Continuing in the "in sickness and in health" vein, Black Love departed from its usual format of dropping in on four to six couples per episode to focus on one. These two were high school sweethearts, college sweethearts, grad school sweethearts. One day, they flew to Los Angeles for the guy's brother's wedding ... and he got on the airplane loudspeaker during the safety instructions and proposed. And when they arrived, the now-fianceé was surprised to be picked up in a limousine. That's because they weren't going to a wedding -- that was just a ruse -- but to an engagement party! The now-fiancé had arranged for both sets of parents and families to be there, and they had a grand time. (When I heard that, I almost fell in love with him.) They had a lovely engagement, a lovely wedding, a lovely marriage, a lovely pregnancy ...
... and the baby died during delivery. Hearing them tell how they coped with that was riveting.
The next two "Special Episodes" dealt with life under COVID-19. They looked at five couples who had varying experiences. In one couple, the wife got it, and suffered through all the symptoms, including constricted breathing so bad she felt like she was going to die. With another couple, the husband got it.
In another story, the couple didn't have it, but struggled around all the travel restrictions. The husband is a pro athlete in an international soccer league, and they lived in Wuhan, China (!), but left just before it broke out there ... and went to Malaysia (!) but left just before it broke out there, and hit a couple more countries.
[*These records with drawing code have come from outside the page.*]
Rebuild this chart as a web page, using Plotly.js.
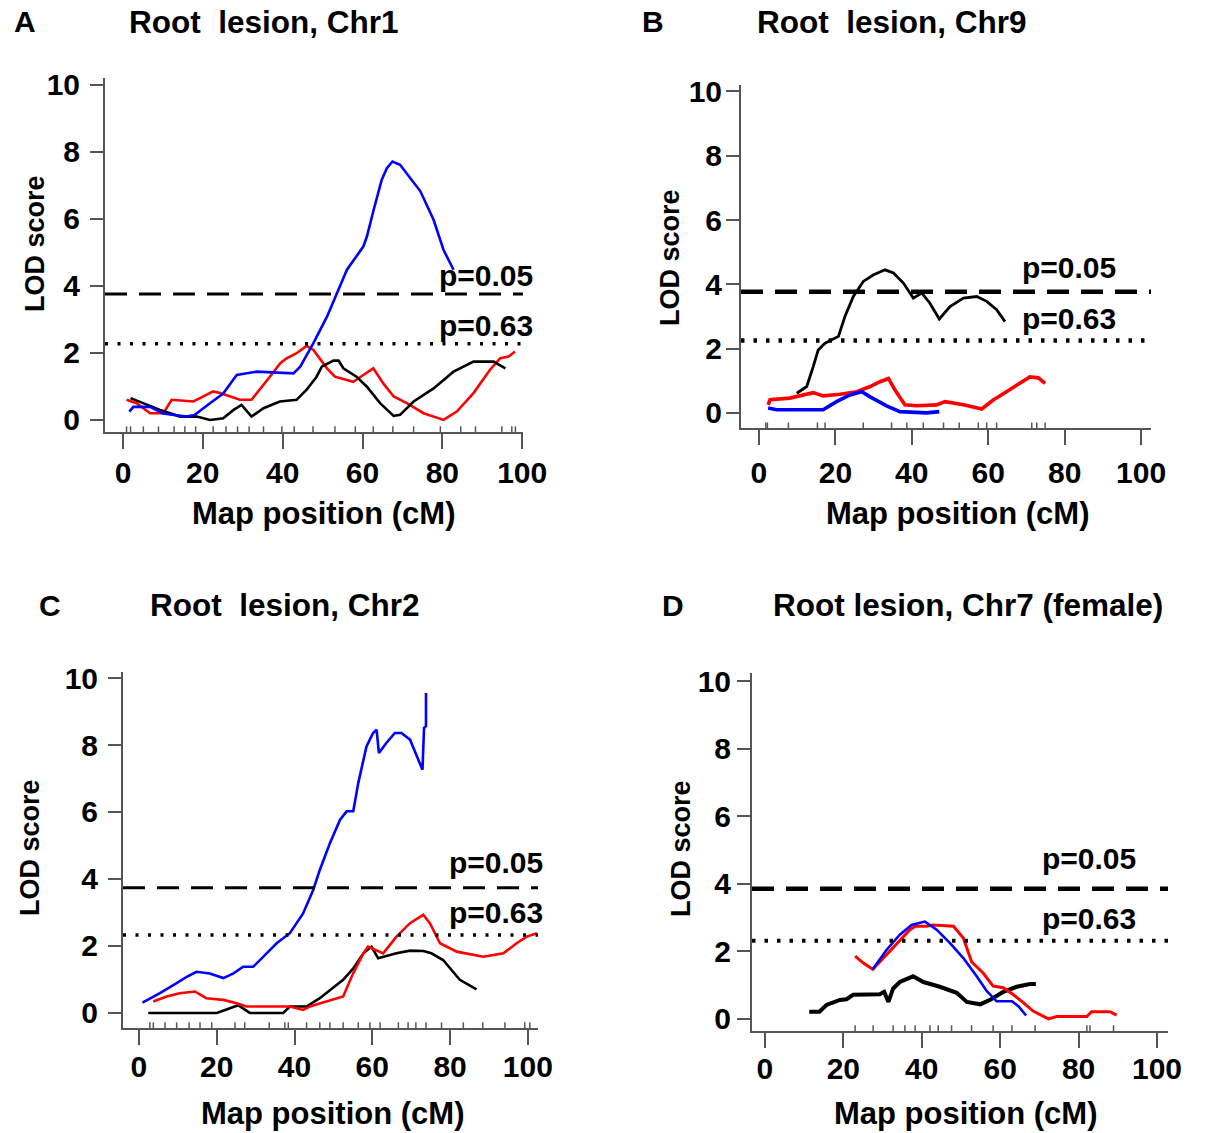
<!DOCTYPE html>
<html><head><meta charset="utf-8">
<script src="https://cdn.plot.ly/plotly-3.0.1.min.js"></script>
<style>body{margin:0;background:#fff}</style>
</head><body><div id="chart" style="width:1209px;height:1133px"></div>
<script>
// ---------- Panel A: Root lesion, Chr1 ----------
const aBlueX = [1.6,2.6,6.8,10.1,15.9,18.0,21.8,25.1,28.5,31.0,33.5,42.7,44.4,47.7,51.1,53.6,56.1,60.2,61.1,62.8,64.8,66.1,67.5,69.4,72.8,74.5,77.8,80.3,82.8];
const aBlueY = [0.25,0.39,0.39,0.19,0.10,0.15,0.50,0.79,1.34,1.39,1.44,1.39,1.59,2.29,3.08,3.78,4.48,5.17,5.47,6.27,7.16,7.51,7.71,7.61,7.06,6.82,5.97,5.07,4.48];
const aRedX = [0.9,3.4,6.8,10.1,12.2,17.6,19.3,22.6,24.3,26.8,29.3,32.2,34.3,36.8,39.4,41.0,43.5,46.0,47.7,51.1,53.1,57.7,60.2,62.7,65.2,67.8,71.1,75.3,80.3,83.6,87.8,91.9,94.5,96.6,98.2];
const aRedY = [0.60,0.50,0.20,0.20,0.60,0.55,0.65,0.85,0.80,0.70,0.60,0.60,0.90,1.29,1.69,1.84,1.99,2.21,2.09,1.54,1.29,1.14,1.34,1.54,1.09,0.70,0.50,0.20,0.00,0.25,0.80,1.49,1.84,1.89,2.04];
const aBlackX = [1.9,5.1,9.3,14.3,18.5,21.8,25.1,27.7,29.7,32.2,35.2,39.3,43.5,46.0,48.5,49.8,52.7,54.0,55.2,58.5,61.1,64.4,67.8,69.4,72.8,77.8,82.8,87.8,92.8,95.8];
const aBlackY = [0.65,0.50,0.30,0.10,0.10,0.00,0.05,0.30,0.45,0.10,0.35,0.55,0.60,0.90,1.29,1.59,1.77,1.77,1.54,1.29,0.99,0.50,0.12,0.15,0.55,0.94,1.44,1.74,1.74,1.54];
const aMarkers = [0.9,1.9,5.1,8.9,12.8,15.5,18.2,22.6,25.8,28.7,31.6,35.2,39.8,42.9,47.6,53.1,58.2,62.7,67.6,72.8,79.5,84.6,88.3,94.9,97.4,98.3];
const aThresholds = [3.76, 2.27];

// ---------- Panel B: Root lesion, Chr9 ----------
const bBlackX = [9.9,12.5,14.2,15.5,17.3,20.8,22.5,24.7,27.3,29.9,33.0,35.2,37.8,39.5,40.4,42.6,44.7,47.2,50.0,53.5,57.0,59.6,62.2,64.4];
const bBlackY = [0.61,0.82,1.44,1.96,2.17,2.38,3.00,3.62,4.09,4.29,4.45,4.35,4.04,3.73,3.57,3.73,3.42,2.92,3.31,3.57,3.62,3.47,3.21,2.84];
const bRedX = [2.4,2.9,8.1,11.6,14.2,16.8,21.2,25.6,29.1,31.7,33.9,35.6,38.2,41.3,46.5,48.7,53.5,58.3,61.3,64.8,68.3,70.9,73.1,74.9];
const bRedY = [0.25,0.41,0.46,0.56,0.63,0.53,0.58,0.66,0.82,0.97,1.07,0.71,0.25,0.22,0.25,0.35,0.25,0.12,0.40,0.66,0.92,1.12,1.09,0.92];
const bBlueX = [2.4,4.6,16.8,20.3,23.8,26.9,29.1,33.4,36.9,41.3,43.9,47.2];
const bBlueY = [0.15,0.10,0.10,0.35,0.56,0.66,0.50,0.22,0.04,0.02,0.00,0.04];
const bMarkers = [1.8,2.2,7.7,15.3,17.3,27.3,34.7,38.7,43.0,48.3,52.4,57.4,59.6,62.2,71.4,72.7,74.9];
const bThresholds = [3.77, 2.25];

// ---------- Panel C: Root lesion, Chr2 ----------
const cBlueX = [0.9,5.4,9.7,12.3,14.8,18.2,21.7,24.3,26.8,29.4,32.0,35.4,38.8,42.2,44.8,46.5,49.1,51.7,53.4,55.1,56.4,58.5,60.2,61.1,61.7,63.6,65.8,67.5,69.7,71.4,72.9,73.3,73.8,73.8];
const cBlueY = [0.31,0.59,0.89,1.08,1.23,1.18,1.04,1.18,1.38,1.38,1.68,2.08,2.38,2.97,3.67,4.27,5.07,5.77,6.02,6.02,6.87,7.96,8.36,8.46,7.76,8.06,8.36,8.36,8.16,7.71,7.26,8.51,8.56,9.55];
const cRedX = [3.7,7.1,10.5,13.1,14.4,17.3,21.7,25.1,27.6,38.8,42.2,43.9,48.2,52.5,55.1,57.7,58.9,61.1,62.8,66.2,69.7,73.1,74.8,77.4,81.7,88.5,93.7,97.1,99.7,102.3];
const cRedY = [0.34,0.49,0.59,0.61,0.64,0.44,0.39,0.29,0.19,0.19,0.09,0.19,0.34,0.49,1.19,1.78,1.98,1.88,1.78,2.28,2.68,2.93,2.68,2.08,1.83,1.68,1.78,2.08,2.28,2.38];
const cBlackX = [2.4,20.0,22.5,25.5,28.5,37.1,38.8,43.1,46.5,49.9,52.5,55.1,57.7,59.8,61.5,66.2,69.7,73.1,75.2,78.2,82.5,86.8];
const cBlackY = [0.00,0.00,0.10,0.23,0.00,0.00,0.19,0.19,0.44,0.74,0.99,1.33,1.78,1.98,1.63,1.78,1.86,1.85,1.78,1.58,0.99,0.70];
const cMarkers = [2.8,3.7,6.7,9.7,12.9,15.7,18.7,24.7,27.2,33.5,37.5,38.4,43.1,46.5,49.1,52.5,56.4,59.4,62.0,66.7,69.2,71.2,73.8,77.8,83.4,88.4,94.1,99.2,100.5];
const cThresholds = [3.74, 2.33];

// ---------- Panel D: Root lesion, Chr7 (female) ----------
const dRedX = [23.0,25.1,27.5,30.2,33.6,37.0,38.3,41.2,42.9,48.1,50.6,52.7,55.7,58.2,60.8,63.3,65.9,68.4,72.3,74.4,82.1,83.3,88.0,89.7];
const dRedY = [1.86,1.65,1.47,1.80,2.24,2.64,2.74,2.74,2.78,2.74,2.39,1.69,1.35,0.97,0.92,0.72,0.48,0.23,0.00,0.07,0.07,0.21,0.21,0.11];
const dBlueX = [27.5,31.0,34.4,37.4,40.8,43.8,47.2,50.6,54.0,56.6,59.1,63.0,64.7,66.6];
const dBlueY = [1.47,2.04,2.49,2.78,2.88,2.64,2.24,1.80,1.26,0.82,0.52,0.52,0.37,0.10];
const dBlackX = [11.3,13.9,15.7,19.1,20.8,22.5,29.3,30.4,31.5,32.7,34.4,37.8,40.4,44.6,48.9,51.5,54.9,57.4,60.8,64.2,67.6,69.1];
const dBlackY = [0.21,0.21,0.41,0.56,0.58,0.71,0.73,0.80,0.50,0.90,1.09,1.26,1.09,0.95,0.77,0.50,0.43,0.56,0.80,0.95,1.03,1.03];
const dMarkers = [23.0,27.6,32.7,35.7,38.3,42.1,44.2,47.6,52.7,58.2,63.0,68.9,82.1,82.9,88.9];
const dThresholds = [3.85, 2.31];

// ---------- Labels ----------
const panelLetters = ['A','B','C','D'];
const panelTitles = ['Root\u00A0 lesion, Chr1','Root\u00A0 lesion, Chr9','Root\u00A0 lesion, Chr2','Root lesion, Chr7 (female)'];
const thresholdLabels = ['p=0.05','p=0.63'];
const xTickVals = [0,20,40,60,80,100];
const yTickVals = [0,2,4,6,8,10];
const xTitle = 'Map position (cM)';
const yTitle = 'LOD score';

// ---------- Layout helpers ----------
const W = 1209, H = 1133;
const px = v => v / W;
const py = v => 1 - v / H;
const FONT = 'Liberation Sans, Arial, sans-serif';
const AXC = '#555555';
const bold = (size) => ({family:FONT, size:size, color:'#000', weight:'bold'});

const panels = [
  {xs:'x',  ys:'y',  dom:[105,523,78,432],   xr:[-4.5,100.2], yr:[-0.36,10.2], xso:-2, yso:4,
   series:[[aRedX,aRedY,'#ff0000',2.6],[aBlackX,aBlackY,'#000000',2.6],[aBlueX,aBlueY,'#0000ff',2.6]],
   markers:aMarkers, thr:aThresholds, thrW:[3,3.5], dot:'3px,9.5px',
   letter:[12,22], title:[127,22], plab:[437,275,325], xt:[324,513], yt:[35,244]},
  {xs:'x2', ys:'y2', dom:[741,1151,85,428],  xr:[-4.7,102.6], yr:[-0.47,10.2], xso:2, yso:-2,
   series:[[bBlackX,bBlackY,'#000000',2.8],[bRedX,bRedY,'#ff0000',3.6],[bBlueX,bBlueY,'#0000ff',3.6]],
   markers:bMarkers, thr:bThresholds, thrW:[4.5,4.5], dot:'3.5px,9px',
   letter:[640,22], title:[755,22], plab:[1020,268,318], xt:[957,513], yt:[670,258]},
  {xs:'x3', ys:'y3', dom:[123,538,672,1028], xr:[-4.1,102.6], yr:[-0.45,10.18], xso:-4, yso:4,
   series:[[cBlackX,cBlackY,'#000000',2.6],[cRedX,cRedY,'#ff0000',2.6],[cBlueX,cBlueY,'#0000ff',2.6]],
   markers:cMarkers, thr:cThresholds, thrW:[3,3.5], dot:'3px,9.5px',
   letter:[37,605], title:[148,605], plab:[447,862,912], xt:[332,1113], yt:[30,848]},
  {xs:'x4', ys:'y4', dom:[752,1168,673,1031], xr:[-3.3,102.8], yr:[-0.36,10.24], xso:-5, yso:0,
   series:[[dBlackX,dBlackY,'#000000',4],[dRedX,dRedY,'#ff0000',3],[dBlueX,dBlueY,'#0000ff',2.6]],
   markers:dMarkers, thr:dThresholds, thrW:[4.5,4], dot:'3.5px,9px',
   letter:[660,605], title:[771,605], plab:[1040,858,918], xt:[965,1113], yt:[681,849]}
];

const traces = [];
const shapes = [];
const annotations = [];
const layout = {
  width: W, height: H, margin:{l:0,r:0,t:0,b:0},
  paper_bgcolor:'#ffffff', plot_bgcolor:'#ffffff', showlegend:false,
  font:bold(30)
};

panels.forEach((p, i) => {
  const xName = 'xaxis' + (i ? i+1 : '');
  const yName = 'yaxis' + (i ? i+1 : '');
  layout[xName] = {
    domain:[px(p.dom[0]), px(p.dom[1])], range:p.xr, anchor:p.ys,
    showline:true, linecolor:AXC, linewidth:2, showgrid:false, zeroline:false,
    ticks:'outside', ticklen:15, tickwidth:2, tickcolor:AXC,
    tickmode:'array', tickvals:xTickVals, ticklabelstandoff:p.xso,
    tickfont:bold(30)
  };
  layout[yName] = {
    domain:[py(p.dom[3]), py(p.dom[2])], range:p.yr, anchor:p.xs,
    showline:true, linecolor:AXC, linewidth:2, showgrid:false, zeroline:false,
    ticks:'outside', ticklen:13, tickwidth:2, tickcolor:AXC,
    tickmode:'array', tickvals:yTickVals, ticklabelstandoff:p.yso,
    tickfont:bold(30)
  };
  p.series.forEach(s => {
    traces.push({type:'scatter', mode:'lines', x:s[0], y:s[1], xaxis:p.xs, yaxis:p.ys,
      line:{color:s[2], width:s[3]}, hoverinfo:'skip'});
  });
  // rug of marker positions
  p.markers.forEach(m => {
    shapes.push({type:'line', xref:p.xs, yref:p.ys + ' domain', x0:m, x1:m, y0:0, y1:0.016,
      line:{color:AXC, width:1.5}});
  });
  // thresholds
  shapes.push({type:'line', xref:p.xs + ' domain', yref:p.ys, x0:0, x1:1, y0:p.thr[0], y1:p.thr[0],
    line:{color:'#000', width:p.thrW[0], dash:'22px,12px'}});
  shapes.push({type:'line', xref:p.xs + ' domain', yref:p.ys, x0:0, x1:1, y0:p.thr[1], y1:p.thr[1],
    line:{color:'#000', width:p.thrW[1], dash:p.dot}});
  // threshold labels
  thresholdLabels.forEach((t, k) => {
    annotations.push({text:t, xref:'paper', yref:'paper', x:px(p.plab[0]), y:py(p.plab[1+k]),
      xanchor:'left', yanchor:'middle', showarrow:false, font:bold(30)});
  });
  // panel letter and title
  annotations.push({text:panelLetters[i], xref:'paper', yref:'paper', x:px(p.letter[0]), y:py(p.letter[1]),
    xanchor:'left', yanchor:'middle', showarrow:false, font:bold(30)});
  annotations.push({text:panelTitles[i], xref:'paper', yref:'paper', x:px(p.title[0]), y:py(p.title[1]),
    xanchor:'left', yanchor:'middle', showarrow:false, font:bold(31.5)});
  // axis titles
  annotations.push({text:xTitle, xref:'paper', yref:'paper', x:px(p.xt[0]), y:py(p.xt[1]),
    xanchor:'center', yanchor:'middle', showarrow:false, font:bold(31)});
  annotations.push({text:yTitle, xref:'paper', yref:'paper', x:px(p.yt[0]), y:py(p.yt[1]),
    xanchor:'center', yanchor:'middle', textangle:-90, showarrow:false, font:bold(27)});
});
layout.shapes = shapes;
layout.annotations = annotations;

Plotly.newPlot('chart', traces, layout, {staticPlot:true, displayModeBar:false});
</script>
</body></html>
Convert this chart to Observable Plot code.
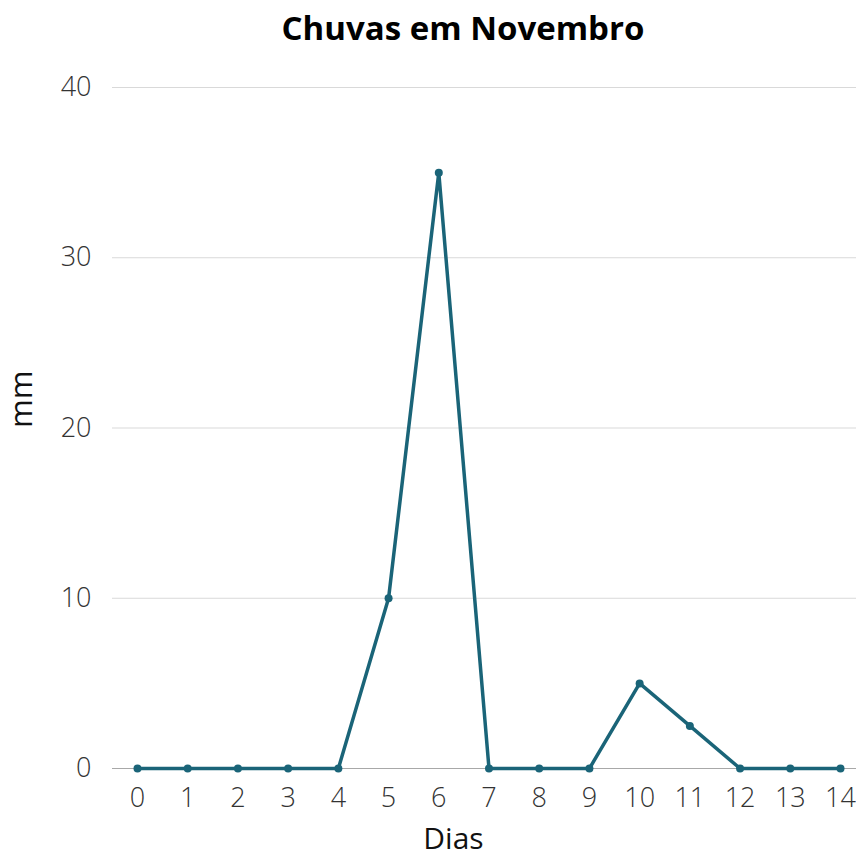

At one point, the husband was in the Czech Republic and the wife was in the United States, and different countries started closing their borders to travelers, so she resolved to go to him, and got stranded in Germany. The Czech Republic wasn't accepting travelers from Germany or from any of the other places she could connect to, so she wound up flying to London to stay with her brother and sister-in-law and she was apart from her husband for three agonizing weeks.
The husband in one other couple didn't get COVID-19; he got prostate cancer, and it was really aggressive. The problem there was that his doctor was afraid he might get exposed to COVID in the hospital because of the staff treating COVID patients. Worse, he couldn't schedule surgery at his preferred hospital because it wasn't deemed emergency surgery; it was categorized as "elective." He and his wife resolved to slip out of Washington, D.C. and go to Philadelphia, but it worked out that his mother-in-law knew somebody who knew the top urologist at Johns Hopkins Hospital in Baltimore, which is only the greatest hospital in the whole entire world.
And the fourth couple lives in Detroit. The husband is a firefighter and the wife is a police officer, so they see COVID everywhere they go. But it swept through their household, and took a devastating toll on their 5-year-old daughter. This was early on, when the doctors didn't know as much as we know now. The doctors diagnosed the girl with strep throat and gave her antibiotics and fever reducers, and kept waiting and seeing if the symptoms went away. They didn't, so the doctors tried more things that also didn't work, because they weren't looking for COVID. Things developed into migraine headaches, and then swelling on the brain, and then infections in the brain matter, and then nerve damage, and then brain damage. Ultimately, the child didn't make it.